Man Vs. Nature: How One of North
Korea's Most Epic Construction
Projects Came to Form the West
Sea Barrage

West Sea Barrage, Nampo

The West Sea Barrage, also known as the Nampo Dam, is a large-scale engineering project, and a must-see if you are in the Nampo area.  

Like many things in North Korea, there’s a back story to this one, and it goes beyond the simple facts of a wall against the sea.

west sea barrage

West Sea Barrage: A History

1980s

In the 1980s North Korea was looking to build its economy and assert itself on the world stage.  

Whilst the big events of the decade such as the collapse of the Soviet Union and the Seoul Olympics were yet to come, at this time the young country’s central planners were thinking big and gargantuan centrally planned projects were seen as the way forward.

The Taedong (translation- great east) River is the lifeblood of Pyongyang and South Hwanghae Province.

Starting in the Rangrim mountains in the middle of the country, it runs through Pyongyang and empties into the sea 40km southwest of the capital near the special city of Nampo (literal translation- Southport…although it is there that the similarities end with its northern English namesake). 

As with most rivers, it is wide, saline and tidal as it enters the sea, and these factors presented a problem - the width of the river estuary limited trade and transport between North Hwanghae and South Pyongan provinces, whilst the salinity and tidal nature of the river impacted farming lands in the surrounding area, as well as shipping traffic up to the capital.

From this, the idea of the West Sea Barrage was born.  

It is perhaps a classic exemplar of the ‘this could only happen in a centrally planned economy’ genre- in many other countries, such colossal endeavours would be challenged by committees and watered down or abandoned.  

In North Korea, not so much.  

 

An epic war of man against nature

 
1981

Construction began in 1981, employing 30000 soldiers and countless thousands more civilians; over the following 5 years, 280,000 tonnes of steel, 1,100,000 tonnes of cement and millions of cubic metres of gravel and sand were deposited in the sea-river in an epic war of man against nature.  
The project resonates in some ways with the Hegelian aspects of the Juche idea- man being the master of the physical world, able and duty-bound to mould it to his will.   

1986

In 1986, the sea was finally tamed and the work completed.  

Official figures put the cost of the work at $4bn, but such estimates don’t translate accurately between centrally planned and free-market economies.  

With great fanfare, the barrage was opened by the President Kim Il Sung on 24 June 1986 and has been a source of pride for North Koreans ever since.  

The West Sea Barrage Today

It has found its way onto banknotes, regularly forms the backdrop of TV news bulletins and karaoke videos, and when former US President Jimmy Carter went to North Korea in 1994 even he paid a visit.  
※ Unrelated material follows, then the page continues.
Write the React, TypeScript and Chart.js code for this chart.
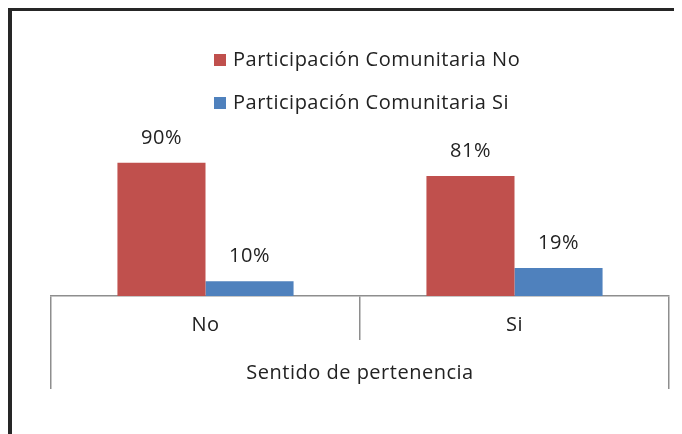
import React, { useEffect, useRef } from "react";
import { Chart, registerables } from "chart.js";

Chart.register(...registerables);

const categories = ["No", "Si"];
const groupTitle = ["Sentido de pertenencia"];
const seriesNames = ["Participación Comunitaria No", "Participación Comunitaria Si"];
const seriesNo = [90, 81];
const seriesSi = [10, 19];
const seriesColors = ["#C0504D", "#4F81BD"];

const FONT = "'Open Sans', Lato, sans-serif";
const FONT_SIZE = 20;
const TEXT_COLOR = "#222222";
const GRID_COLOR = "#8e8e8e";

const spacing = {
  id: "spacing",
  beforeDraw(chart: any) {
    (chart.ctx as any).letterSpacing = "0.5px";
  },
};

const valueLabels = {
  id: "valueLabels",
  afterDatasetsDraw(chart: any) {
    const ctx = chart.ctx;
    ctx.save();
    ctx.font = `${FONT_SIZE}px ${FONT}`;
    ctx.fillStyle = TEXT_COLOR;
    ctx.textAlign = "center";
    ctx.textBaseline = "middle";
    chart.data.datasets.forEach((ds: any, i: number) => {
      const meta = chart.getDatasetMeta(i);
      meta.data.forEach((el: any, j: number) => {
        ctx.fillText(`${ds.data[j]}%`, el.x, el.y - 25);
      });
    });
    ctx.restore();
  },
};

const stackedLegend = {
  id: "stackedLegend",
  afterDraw(chart: any) {
    const ctx = chart.ctx;
    ctx.save();
    ctx.font = `${FONT_SIZE}px ${FONT}`;
    ctx.textBaseline = "middle";
    ctx.textAlign = "left";
    const rows = [49, 92];
    chart.data.datasets.forEach((ds: any, i: number) => {
      const cy = rows[i];
      ctx.fillStyle = ds.backgroundColor;
      ctx.fillRect(202, cy - 6, 12, 12);
      ctx.fillStyle = TEXT_COLOR;
      ctx.fillText(ds.label, 221, cy);
    });
    ctx.restore();
  },
};

export default function App() {
  const canvasRef = useRef<HTMLCanvasElement | null>(null);

  useEffect(() => {
    if (!canvasRef.current) return;
    const chart = new Chart(canvasRef.current, {
      type: "bar",
      data: {
        labels: categories,
        datasets: [
          {
            label: seriesNames[0],
            data: seriesNo,
            backgroundColor: seriesColors[0],
            barPercentage: 1,
            categoryPercentage: 0.57,
          },
          {
            label: seriesNames[1],
            data: seriesSi,
            backgroundColor: seriesColors[1],
            barPercentage: 1,
            categoryPercentage: 0.57,
          },
        ],
      },
      options: {
        animation: false,
        responsive: true,
        maintainAspectRatio: false,
        layout: { padding: { left: 39, right: 5, top: 137, bottom: 45 } },
        plugins: {
          legend: { display: false },
          tooltip: { enabled: false },
        },
        scales: {
          x: {
            type: "category",
            offset: true,
            grid: {
              offset: true,
              drawOnChartArea: false,
              drawTicks: true,
              tickLength: 44,
              color: GRID_COLOR,
              lineWidth: 1.5,
            },
            border: { display: true, color: GRID_COLOR, width: 1.5 },
            ticks: {
              padding: -27,
              color: TEXT_COLOR,
              font: { family: FONT, size: FONT_SIZE },
              maxRotation: 0,
            },
            afterFit: (scale: any) => {
              scale.height = 44;
            },
          },
          y: {
            display: false,
            min: 0,
            max: 100,
          },
          x2: {
            type: "category",
            position: "bottom",
            labels: groupTitle,
            offset: true,
            grid: {
              offset: true,
              drawOnChartArea: false,
              drawTicks: true,
              tickLength: 49,
              color: GRID_COLOR,
              lineWidth: 1.5,
            },
            border: { display: false },
            ticks: {
              padding: -28,
              color: TEXT_COLOR,
              font: { family: FONT, size: FONT_SIZE },
              maxRotation: 0,
            },
            afterFit: (scale: any) => {
              scale.height = 49;
            },
          },
        },
      },
      plugins: [spacing, valueLabels, stackedLegend],
    });
    return () => chart.destroy();
  }, []);

  return (
    <div
      style={{
        position: "relative",
        height: 423,
        marginTop: -1,
        borderTop: "4px solid #262626",
        borderLeft: "4px solid #262626",
        background: "#ffffff",
      }}
    >
      <canvas ref={canvasRef} />
    </div>
  );
}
It is 8km long with 36 sluices which can be opened or lowered in the rainy season, plus 3 locks for shipping traffic and 3 fish ladders.  

It has seawater on one side and fresh water on the other and the top provides a vital road and rail connection between North Hwanghae and South Pyongan provinces.  

west sea barrage

Success & Criticisms of the West Sea Barrage

So, was it all worth it? 

As with anything related to North Korea- even when discussing something as banal as a sea barrage- unbiased commentary is the exception rather than the norm.  

North Koreans point to the inter-provincial trade and increased shipping traffic which makes more of the river navigable due to increased depth for vessels which draw greater draft, as well as the ability to irrigate large areas of arable land which were previously in tidal areas.  

Critics have suggested there was a net overall loss of farmland which contributed to food shortages, and that the loss of tidal mudflats had further ecological implications on the area; not to mention the opportunity cost of devoting this amount of resources to a single project when there were many other pressing needs at the time.  

Whether the project was a net success or not will likely never be settled since so much subjectivity comes into the assessment.

Projects of this size have unexpected consequences, and one which can still be felt to this day is the silting of the river.  Like all rivers, the Taedong carries small stones, sand and clay with it on its long and lazy journey to the sea.  

Put a dam in the way, and these have nowhere to go, and so they build up. 

Former residents of the Yanggakdo hotel 40km north in Pyongyang may recall the sounds of the dredging boats at night, scraping the river bed around the clock every day of the year that the river is not iced up.  

Setting aside the effort required to dredge it up and the associated noise, this is not necessarily a bad thing; the silt gets turned into construction materials in the capital.  

In a sanctioned country like North Korea where fuel is expensive, locally sourced material makes a big difference.